Alternate Estimates of Battery Bill Cost Still Tens of Billions of Dollars

by Steve Haner

A federal renewable energy laboratory’s public website on the cost of building utility battery storage indicates the cost now being paid by Virginia’s two major utilities is well above the average. Predicting future costs is always iffy, but the National Laboratory of the Rockies website does that, too. 

National Laboratory of the Rockies data found here.

In earlier posts, Bacon’s Rebellion reported (accurately) that Dominion Energy Virginia has applications pending at the State Corporation Commission to build battery storage at average costs of about $675,000 per megawatt-hour. 
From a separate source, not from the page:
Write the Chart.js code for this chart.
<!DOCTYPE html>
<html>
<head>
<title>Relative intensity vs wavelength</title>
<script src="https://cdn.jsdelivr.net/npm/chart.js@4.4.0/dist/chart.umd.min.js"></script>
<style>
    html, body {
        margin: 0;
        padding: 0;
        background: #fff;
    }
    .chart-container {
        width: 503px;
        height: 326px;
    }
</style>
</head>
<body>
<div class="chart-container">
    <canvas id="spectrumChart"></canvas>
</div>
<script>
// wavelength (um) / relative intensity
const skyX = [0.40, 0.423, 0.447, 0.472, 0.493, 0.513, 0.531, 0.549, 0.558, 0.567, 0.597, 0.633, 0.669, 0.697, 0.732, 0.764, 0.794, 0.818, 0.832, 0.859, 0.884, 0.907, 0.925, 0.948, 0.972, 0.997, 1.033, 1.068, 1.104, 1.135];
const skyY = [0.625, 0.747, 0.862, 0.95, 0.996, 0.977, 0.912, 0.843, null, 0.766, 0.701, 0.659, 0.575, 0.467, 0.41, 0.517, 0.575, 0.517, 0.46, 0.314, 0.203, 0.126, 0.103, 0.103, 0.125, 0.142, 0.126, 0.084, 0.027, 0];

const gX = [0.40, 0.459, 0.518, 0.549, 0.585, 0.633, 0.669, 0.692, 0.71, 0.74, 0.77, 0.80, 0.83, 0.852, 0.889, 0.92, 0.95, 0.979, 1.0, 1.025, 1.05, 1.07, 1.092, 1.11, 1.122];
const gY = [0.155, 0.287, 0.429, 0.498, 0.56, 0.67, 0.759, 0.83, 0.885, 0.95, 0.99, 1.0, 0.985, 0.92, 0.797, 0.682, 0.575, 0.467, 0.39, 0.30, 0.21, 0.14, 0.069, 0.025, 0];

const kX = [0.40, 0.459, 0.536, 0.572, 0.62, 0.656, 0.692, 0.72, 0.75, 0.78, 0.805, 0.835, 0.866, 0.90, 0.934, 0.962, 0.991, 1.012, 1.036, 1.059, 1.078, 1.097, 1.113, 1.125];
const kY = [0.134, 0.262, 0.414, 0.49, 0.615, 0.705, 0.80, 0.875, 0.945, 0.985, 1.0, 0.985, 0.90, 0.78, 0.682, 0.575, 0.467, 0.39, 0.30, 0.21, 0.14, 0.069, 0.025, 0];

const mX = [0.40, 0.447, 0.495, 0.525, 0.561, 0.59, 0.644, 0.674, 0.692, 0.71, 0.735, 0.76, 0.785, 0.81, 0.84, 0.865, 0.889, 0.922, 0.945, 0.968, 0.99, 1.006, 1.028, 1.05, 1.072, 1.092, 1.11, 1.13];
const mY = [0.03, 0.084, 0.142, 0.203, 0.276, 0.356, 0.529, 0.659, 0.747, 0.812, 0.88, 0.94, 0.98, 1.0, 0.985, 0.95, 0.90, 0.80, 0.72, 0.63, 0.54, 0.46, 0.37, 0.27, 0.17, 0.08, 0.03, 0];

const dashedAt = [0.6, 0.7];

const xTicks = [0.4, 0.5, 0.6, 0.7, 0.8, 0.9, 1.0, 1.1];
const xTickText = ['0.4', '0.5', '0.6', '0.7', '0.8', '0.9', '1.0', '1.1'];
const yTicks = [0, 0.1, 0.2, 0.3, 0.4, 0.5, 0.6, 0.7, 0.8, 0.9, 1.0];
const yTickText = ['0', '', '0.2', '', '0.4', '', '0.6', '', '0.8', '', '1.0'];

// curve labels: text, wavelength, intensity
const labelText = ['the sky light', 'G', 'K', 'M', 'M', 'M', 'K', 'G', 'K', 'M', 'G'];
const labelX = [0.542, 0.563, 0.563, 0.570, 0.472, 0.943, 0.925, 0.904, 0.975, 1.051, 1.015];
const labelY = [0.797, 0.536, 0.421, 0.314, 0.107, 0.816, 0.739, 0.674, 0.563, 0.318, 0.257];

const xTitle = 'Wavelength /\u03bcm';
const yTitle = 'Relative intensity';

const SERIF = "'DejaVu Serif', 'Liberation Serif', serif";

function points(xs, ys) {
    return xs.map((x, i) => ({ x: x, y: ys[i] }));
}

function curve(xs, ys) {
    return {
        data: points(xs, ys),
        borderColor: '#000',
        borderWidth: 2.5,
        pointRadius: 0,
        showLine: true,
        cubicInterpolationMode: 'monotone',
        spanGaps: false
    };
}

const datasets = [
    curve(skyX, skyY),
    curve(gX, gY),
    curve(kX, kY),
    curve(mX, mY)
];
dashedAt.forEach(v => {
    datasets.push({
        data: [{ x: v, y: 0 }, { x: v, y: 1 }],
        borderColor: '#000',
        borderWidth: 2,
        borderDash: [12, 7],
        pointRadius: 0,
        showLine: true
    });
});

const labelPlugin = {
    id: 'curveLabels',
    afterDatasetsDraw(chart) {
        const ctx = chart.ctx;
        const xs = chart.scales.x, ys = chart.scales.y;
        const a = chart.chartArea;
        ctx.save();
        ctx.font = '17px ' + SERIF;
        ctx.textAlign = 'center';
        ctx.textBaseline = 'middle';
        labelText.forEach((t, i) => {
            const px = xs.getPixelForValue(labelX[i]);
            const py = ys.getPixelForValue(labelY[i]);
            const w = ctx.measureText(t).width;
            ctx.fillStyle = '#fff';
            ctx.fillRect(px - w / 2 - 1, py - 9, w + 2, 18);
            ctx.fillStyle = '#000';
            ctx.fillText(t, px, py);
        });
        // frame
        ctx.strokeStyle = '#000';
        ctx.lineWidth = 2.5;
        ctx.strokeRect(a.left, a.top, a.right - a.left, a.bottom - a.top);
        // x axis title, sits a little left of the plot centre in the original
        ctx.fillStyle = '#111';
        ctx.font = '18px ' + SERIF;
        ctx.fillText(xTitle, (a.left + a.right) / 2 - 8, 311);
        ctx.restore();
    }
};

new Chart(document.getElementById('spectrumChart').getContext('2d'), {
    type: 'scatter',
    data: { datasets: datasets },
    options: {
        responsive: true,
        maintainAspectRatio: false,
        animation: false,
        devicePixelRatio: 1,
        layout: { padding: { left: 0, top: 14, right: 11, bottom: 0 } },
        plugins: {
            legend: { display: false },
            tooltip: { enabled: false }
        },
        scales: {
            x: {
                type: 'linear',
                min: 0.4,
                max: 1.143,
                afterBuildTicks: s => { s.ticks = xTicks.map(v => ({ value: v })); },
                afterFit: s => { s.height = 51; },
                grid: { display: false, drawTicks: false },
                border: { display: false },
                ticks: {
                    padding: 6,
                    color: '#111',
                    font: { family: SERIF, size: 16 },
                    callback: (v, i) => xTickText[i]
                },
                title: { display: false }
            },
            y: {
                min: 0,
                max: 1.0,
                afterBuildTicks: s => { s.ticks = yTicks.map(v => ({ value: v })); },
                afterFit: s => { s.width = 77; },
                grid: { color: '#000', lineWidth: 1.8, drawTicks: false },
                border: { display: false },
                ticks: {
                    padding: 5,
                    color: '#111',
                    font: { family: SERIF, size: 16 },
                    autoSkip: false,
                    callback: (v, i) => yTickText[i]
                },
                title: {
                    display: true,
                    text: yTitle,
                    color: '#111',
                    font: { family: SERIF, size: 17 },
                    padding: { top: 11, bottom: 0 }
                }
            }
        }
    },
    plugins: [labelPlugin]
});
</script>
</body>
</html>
The federal data puts the 2026 cost of a four-hour battery system at $520,000 per megawatt hour, or $520 million* per gigawatt hour, with a slightly lower cost for 10-hour units.  Reworking the numbers from the earlier post, the utilities would still need more than $50 billion to build all storage called for in House Bill 895 at today’s prices. Some numbers are detailed at the end. 

The earlier post did spark a response from one of the advocates for the bill, which is a massive expansion on the utility battery mandate now included in the Virginia Clean Economy Act. He made the point that there are examples of battery projects costing far less than Dominion’s, and that the utility does not have a stellar record of keeping its costs in line with or below outside competition. Their bill also promotes competition, which is good.
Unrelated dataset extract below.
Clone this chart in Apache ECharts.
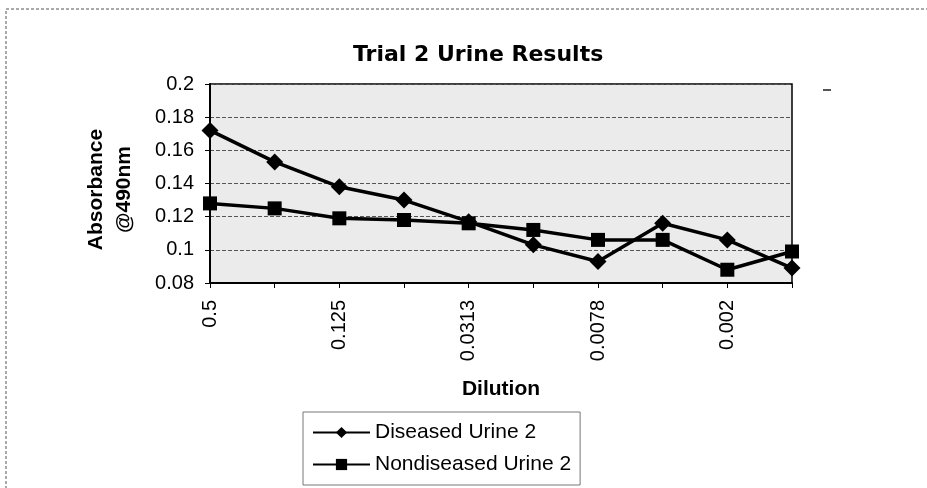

One example of somebody getting a better price comes from Georgia, where Tesla has signed a $2.7 billion deal to provide four-hour batteries. If that is 12 gigawatt hours, as it appears to be in the Tesla release, that works out to $225 million per gigawatt hour. It does seem that it is the price of the batteries, but not the full capital cost of placing, installing and connecting them to the grid, where the Dominion cost is all inclusive.

House Bill 895 calls for about eleven times more storage for Virginia than Tesla just sold to Georgia.

Even if the Dominion current price is too high, and if technology progress tends to decrease cost over time (as it could), the purchase of 135 gigawatt-hours of battery storage by Dominion and Appalachian Power remains a massive capital undertaking for facilities that simply store but do not generate energy. Legislators need to pay attention. 

The feedback from the bill’s advocate was welcome. If the result is that the cost of these proposals, and the way they will impact ratepayer bills, becomes a major focus of the lobbying debate, wonderful. Advocates will then claim the cost is justified by all kinds of benefits, again all very debatable, but legislators need to understand that utility capital costs turn into new charges on everybody’s electric bills. 

The data from the National Laboratory of the Rockies (it was the National Renewable Energy Laboratory pre-President Trump) includes conservative, moderate and “advanced” prices (perhaps a better word is optimistic), so there is a range. I used the conservative numbers for this.

It also provides an estimated 2026 price for 10-hour batteries, which are also called for in House Bill 895, of $466 million per gigawatt hour. That is as high as it goes now, with no price estimates for the 24-hour or longer duration batteries in this battery industry “dream bill” pending in Virginia. They do not yet exist.

It projects that the four-hour batteries will cost $429 million per gigawatt hour in 2035, and the 10-hour units $363 million per gigawatt hour. It also makes a key point that will weigh heavily on the ultimate consumer cost if this bill is approved and implemented: 

Base year installed capital costs for (battery storage systems) decrease with duration (for direct storage, measured in $/kWh) whereas system costs (in $/kW) increase. This inverse behavior is observed for all energy storage technologies and highlights the importance of distinguishing the two types of battery capacity when discussing the cost of energy storage. 

In other words, some aspects of the cost of delivered energy get higher as the battery systems expand to longer durations. That really is going to matter when any utility is proposing 24-hour-plus batteries. What is the business case that makes them justified and the most reasonable choice?

Again, this underlines the major problem with this awful bill. Legislators have no idea what they are doing, no way to predict what makes sense five, ten or twenty years out. They shouldn’t try to. The Virginia State Corporation Commission already has all the authority it needs to approve all the batteries it deems reasonable, prudent and necessary.

*Some details: The national lab’s conservative projection of the capital cost of 4-hour utility scale batteries for 2026 is $2,083 per kilowatt. Multiply that by 1,000 and you get $2,083,000 per megawatt. Since these are four-hour batteries, that works out to $520,000 per megawatt-hour.

Under HB 895, Dominion would be directed to build or buy 64,000 megawatt-hours’ worth of four-hour batteries, costing $33 billion on that basis. That doesn’t include the longer duration batteries also called for in the bill. It is the all-in capital cost, plus the utility’s profit margin, that determines what ratepayers will pay monthly to build these.

Using the NLR 2026 estimates, and assuming all the long-duration batteries called for in the bill are 10-hour duration, what was a $90 billion estimate in the earlier post is still over $50 billion at today’s NLR capital expenditure estimates. And that is for far less than the 135 gigawatt-hours of storage the bill calls for if 24-hour batteries do become available.